(CN) – The 9th Circuit rejected environmentalists’ bid to block a logging and road-building project in the Tongass National Forest and Prince of Wales Island, saying the groups had a “very low likelihood of success” in proving that the project would harm protected species.
The federal appeals court in Seattle upheld a judge’s refusal to halt the Logjam Timber Sales Project, which allows the logging of 3,422 acres and the construction of 22 miles of new roads, 5 miles of which are permanent.
The Tongass Conservation Society, Greenpeace and Cascadia Wildlands claimed the Forest Service failed to take a “hard look” at how the project would hurt the aquatic environment, the Alexander Archipelago wolves and the Sitka black-tailed deer of southeast Alaska.
A federal judge ruled that the agency had done all it needed to do in evaluating the impacts of the project, particularly in light of the already degraded conditions of the area.
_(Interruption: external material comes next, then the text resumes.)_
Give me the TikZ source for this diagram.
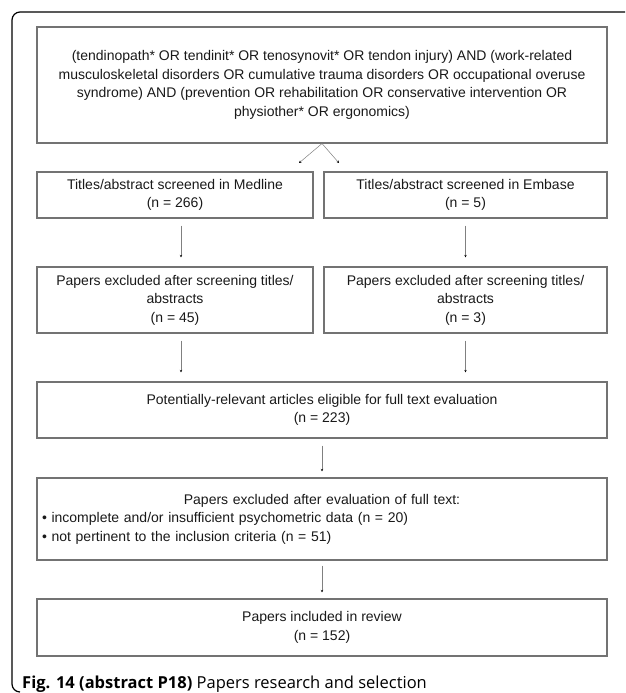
\documentclass[tikz,border=0pt]{standalone}
\usepackage{fontspec}
\setmainfont{Liberation Sans}
\newfontfamily\capfont{Open Sans}
\usepackage{tikz}
\usetikzlibrary{positioning,arrows.meta}
\tikzset{
    box/.style={draw=black!55, line width=1.1pt, align=center, inner sep=2pt,
        font=\fontsize{14}{18.5}\selectfont, text=black!90},
    arr/.style={draw=black!50, line width=0.5pt, -{Stealth[length=2.5pt,width=2.5pt,black]}},
    frame/.style={draw=black, line width=1.2pt, rounded corners=8pt}
}
\begin{document}
\begin{tikzpicture}[x=1pt,y=-1pt]
    \useasboundingbox (0,0) rectangle (625,693);
    \draw[frame] (625,12) -- (12,12) -- (12,692) -- (20,692);
    \node[box, minimum width=570, minimum height=116] (query) at (322,85)
        {(tendinopath* OR tendinit* OR tenosynovit* OR tendon injury) AND (work-related\\
        musculoskeletal disorders OR cumulative trauma disorders OR occupational overuse\\
        syndrome) AND (prevention OR rehabilitation OR conservative intervention OR\\
        physiother* OR ergonomics)};
    \node[box, minimum width=276, minimum height=46] (medline) at (175,195)
        {Titles/abstract screened in Medline\\(n = 266)};
    \node[box, minimum width=283, minimum height=46] (embase) at (465.5,195)
        {Titles/abstract screened in Embase\\(n = 5)};
    \node[box, minimum width=276, minimum height=66] (exmedline) at (175,300)
        {Papers excluded after screening titles/\\abstracts\\(n = 45)};
    \node[box, minimum width=283, minimum height=66] (exembase) at (465.5,300)
        {Papers excluded after screening titles/\\abstracts\\(n = 3)};
    \node[box, minimum width=570, minimum height=56] (eligible) at (322,410)
        {Potentially-relevant articles eligible for full text evaluation\\(n = 223)};
    \node[box, minimum width=570, minimum height=82, align=left, text width=560] (exfull) at (322,519)
        {\centering Papers excluded after evaluation of full text:\par
        \raggedright
        \textbullet\ incomplete and/or insufficient psychometric data (n = 20)\\
        \textbullet\ not pertinent to the inclusion criteria (n = 51)};
    \node[box, minimum width=570, minimum height=57] (included) at (322,627.5)
        {Papers included in review\\(n = 152)};
    \coordinate (mltip) at (299,163);
    \coordinate (emtip) at (339,163);
    \draw[arr] (query.south) -- (mltip);
    \draw[arr] (query.south) -- (emtip);
    \draw[arr, shorten <=7pt, shorten >=9pt] ([xshift=6pt]medline.south) -- ([xshift=6pt]exmedline.north);
    \draw[arr, shorten <=7pt, shorten >=9pt] (embase.south) -- (exembase.north);
    \draw[arr, shorten <=7pt, shorten >=9pt] ([xshift=6pt]exmedline.south) -- ([xshift=6pt]exmedline.south |- eligible.north);
    \draw[arr, shorten <=7pt, shorten >=9pt] (exembase.south) -- (exembase.south |- eligible.north);
    \draw[arr, shorten <=7pt, shorten >=6pt] (eligible.south) -- (exfull.north);
    \draw[arr, shorten <=5pt, shorten >=6pt] (exfull.south) -- (included.north);
    \node[anchor=base west, inner sep=0pt, font=\capfont\fontsize{16.5}{19}\selectfont] (caption) at (22,688)
        {\textbf{Fig. 14 (abstract P18)} Papers research and selection};
\end{tikzpicture}
\end{document}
The judge also ruled that the groups were not likely to succeed on their claims that the agency had violated local and federal environmental protection laws.
On appeal, a three-judge panel affirmed the judge’s ruling that the groups had a “very low likelihood of success on the merits.”
“[E]ven assuming the district court was correct in concluding that the balance of hardships and the public interest tipped in (the environmentalists’) favor,” the 9th Circuit wrote, the district court did not abuse its discretion in refusing to halt the project.